Why are we talking about him here? Most people retrace with horror at the thought of psychology, let alone thinking that they do need to see a “shrink”, but this is a different story altogether. We know we feel better in the mountains, for something happens “up there” and so why not dig deeper? You don’t necessarily need to have a nervous breakdown to explore your issues, as these may simply imply your behaviour or your relationship with the others.  No need to be afraid of exploring what goes on around us and deep within us.

How does this work?

Pauli says he is “close to his clients as a psychologist, but far from them – 30 to 50 metres – as a mountain guide”, so that they can be free to move and explore.
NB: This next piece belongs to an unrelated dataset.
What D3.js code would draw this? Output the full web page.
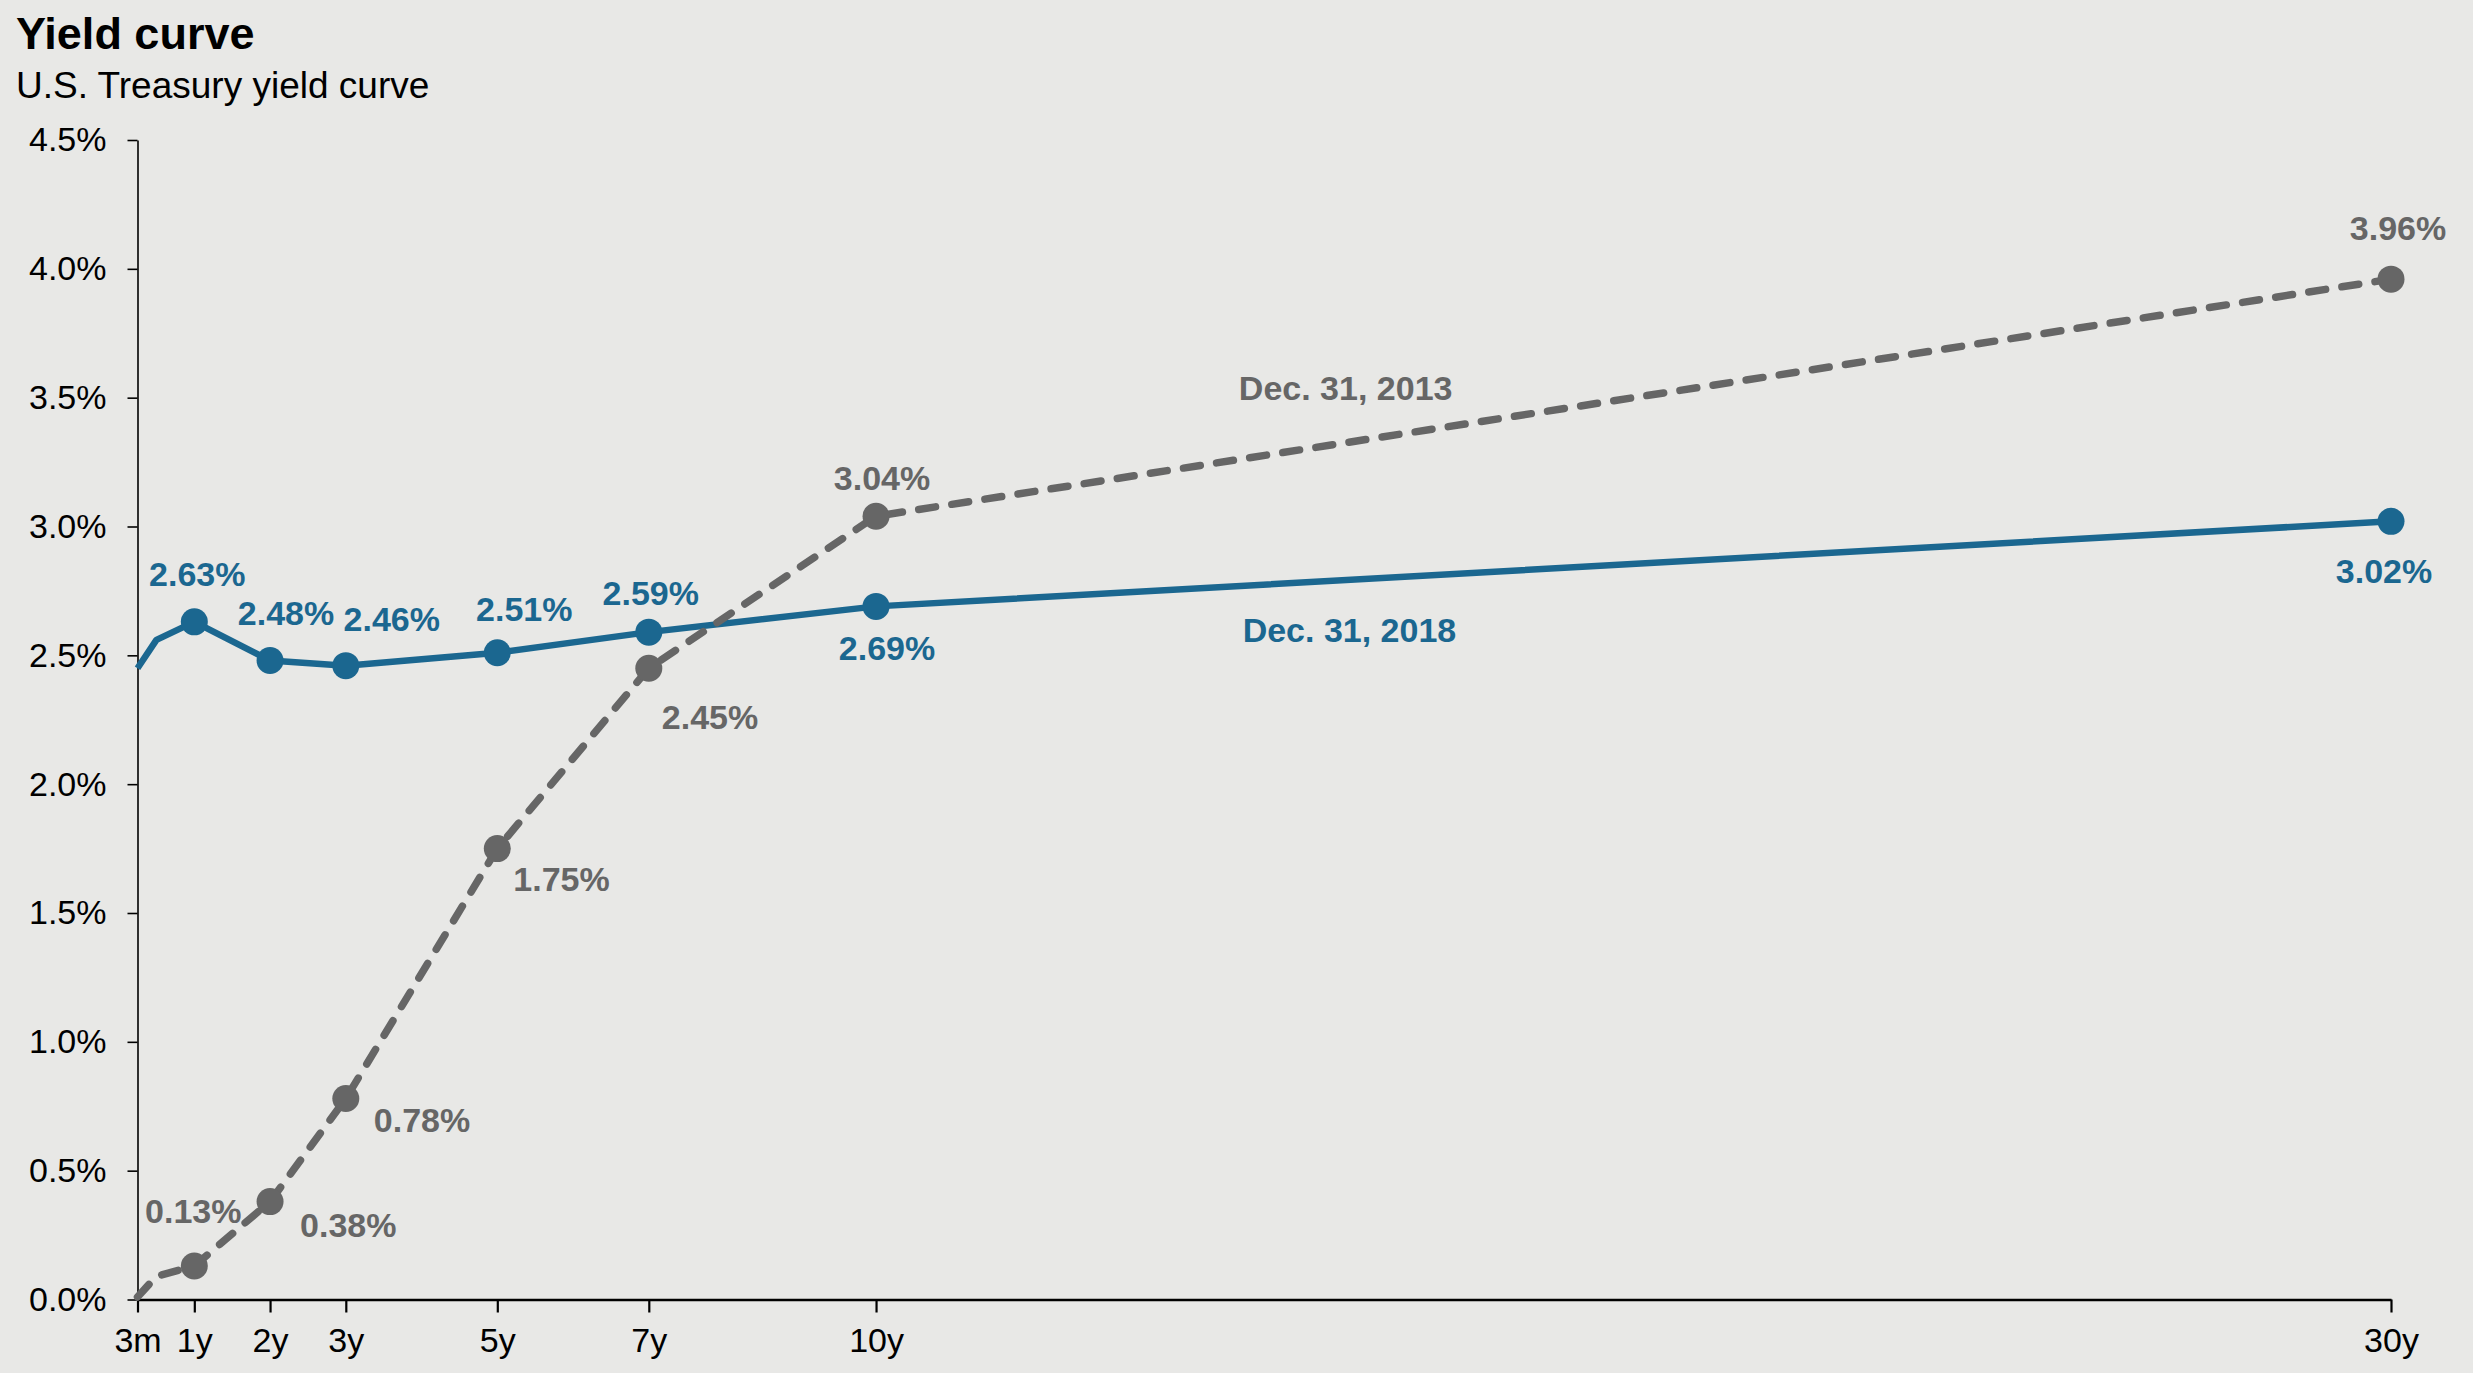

He may ask a series of questions during an outing, on things the client may have said or hinted to beforehand, all leading to some specific issues.  Pauli may well direct clients to this journey of exploration, but in the end, it’s the client himself or herself who has to do the work. He can take you “by the hand” but you need to push your limits and test your endurance. This does not equal to your nature being completely overturn: what defines you as a human being will always characterise your behaviour.  This is, instead, a matter of exploring yourself.   What’s more, in the mountains you learn to deal with the cold, the heat, long efforts, and can thus transfer this resilience to other fields and other parts of life.  You do not necessarily need to climb really hard routes to feel that you have achieved something.   Sometimes you just need to be out and about. Go out and explore what marvels nature throws at us.  You will be amazed and feel deeply enriched.